If BTSX fees are inadequate to pay the delegates' expenses, but BitUSD fees would be, doesn't that create an excellent incentive for delegates to do a hard fork which changes the fee distribution at that time?
Or are we worried that there may be non-updateable clients in the wild at that time, and hard forks will cause those users too much pain?
Getting rid of subsidies is more disruptive the longer they've been paid. We're better off fixing the problem earlier.
Conceptually, I think the ideal is that transaction fees should pay for the real costs of transactions, and shorts should pay longs a variable amount depending on the current demand to short. Is there any disagreement on this?
Yes.
Today she shorts seem in great abundance.
We will have to change the system to make their life more bearable, long before we reach Visa-like transaction volumes...
I'm not understanding this. Are you saying we need to make it easier to short?
The primary argument here is that in a BitUSD only use case (consumer->merchant, BitUSD<->USD), they pay nothing to the network (only other BitUSD users). This could yield VISA level transaction volume with no compensation to the delegates.
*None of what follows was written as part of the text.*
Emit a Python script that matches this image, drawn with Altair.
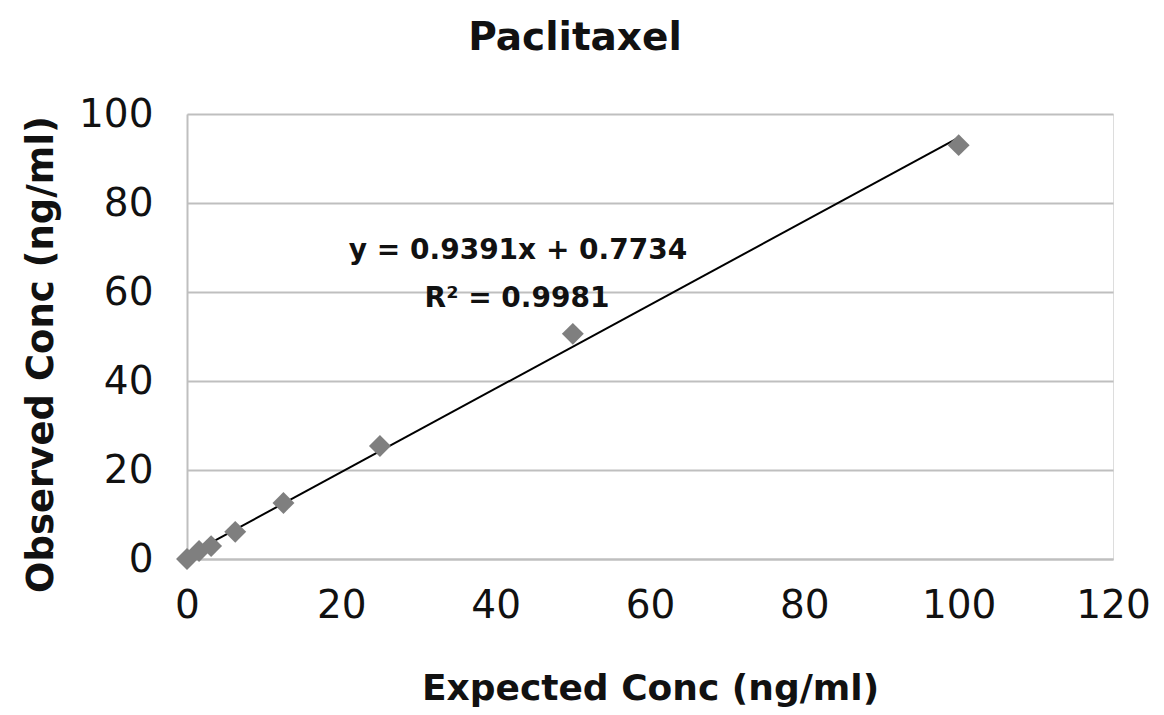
import altair as alt
import pandas as pd

expected = [0, 1.5625, 3.125, 6.25, 12.5, 25, 50, 100]
observed = [0.0, 1.8, 2.9, 6.1, 12.6, 25.4, 50.6, 93.0]
x_ticks = [0, 20, 40, 60, 80, 100, 120]
y_ticks = [0, 20, 40, 60, 80, 100]
eq_lines = ["y = 0.9391x + 0.7734", "R\u00b2 = 0.9981"]

df = pd.DataFrame({"expected": expected, "observed": observed})
FONT = "DejaVu Sans"
TXT = "#111111"

xenc = alt.X("expected:Q", scale=alt.Scale(domain=[0, 120], nice=False),
             axis=alt.Axis(values=x_ticks, title="Expected Conc (ng/ml)", grid=False,
                           ticks=False, domainColor="#bfbfbf", domainWidth=2,
                           labelFlush=False, labelFontSize=39, labelColor=TXT, labelPadding=27,
                           titleFontSize=36, titleFontWeight="bold", titleColor=TXT,
                           titlePadding=46, labelFont=FONT, titleFont=FONT))
yenc = alt.Y("observed:Q", scale=alt.Scale(domain=[0, 100], nice=False),
             axis=alt.Axis(values=y_ticks, title="Observed Conc (ng/ml)", grid=True,
                           gridColor="#bfbfbf", gridWidth=2, ticks=False,
                           domainColor="#bfbfbf", domainWidth=2, labelFlush=False,
                           labelFontSize=39, labelColor=TXT, labelPadding=34,
                           titleFontSize=37, titleFontWeight="bold", titleColor=TXT,
                           titlePadding=18, titleY=240, labelFont=FONT, titleFont=FONT))

base = alt.Chart(df)
points = base.mark_point(shape="diamond", filled=True, color="#7f7f7f", size=480, opacity=1).encode(x=xenc, y=yenc)
trend = base.transform_regression("expected", "observed", extent=[0, 100]).mark_line(
    color="#000000", strokeWidth=2).encode(x="expected:Q", y="observed:Q")

eq = alt.Chart(pd.DataFrame({"t": [eq_lines[0]]})).mark_text(
    font=FONT, fontSize=28, fontWeight="bold", color=TXT).encode(
    text="t:N", x=alt.value(331), y=alt.value(137))
r2 = alt.Chart(pd.DataFrame({"t": [eq_lines[1]]})).mark_text(
    font=FONT, fontSize=28, fontWeight="bold", color=TXT).encode(
    text="t:N", x=alt.value(330), y=alt.value(185))

chart = alt.layer(trend, points, eq, r2).properties(
    width=926, height=445,
    padding={"left": 187, "top": 114, "right": 51, "bottom": 156},
    autosize=alt.AutoSizeParams(type="none"),
    title=alt.TitleParams("Paclitaxel", font=FONT, fontSize=39, fontWeight="bold",
                          color=TXT, anchor="middle", dx=-75, offset=37),
).configure_view(stroke=None).configure(background="white")

chart.save("out.html", embed_options={"renderer": "svg", "actions": False})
The delegates would have to make their money from margin calls and order submission/update on BTSX orders. Here is the fact of the matter: market orders will always out number consumer->merchant orders by an order of magnitude. So assuming there are 4 market order transactions for every consumer transaction then the speculators can easily cover the costs of the consumers.
Speculators are in the business of making money from their transactions so the fees don't hurt them nearly as much.
Where do you get that market orders will always outnumber consumer orders by an order of magnitude? More relevantly, are you implying that this will remain true not only globally, but in our specific market, regardless of the incentive structure we impose on that market? O.o
Are you saying the speculators should subsidize the consumers just because they can afford it? Since they're focused on making money, rather than on convenience in spending, I'd expect fees to be a stronger deterrent to speculators, especially when they can find lower fees in other markets in which they aren't subsidizing others.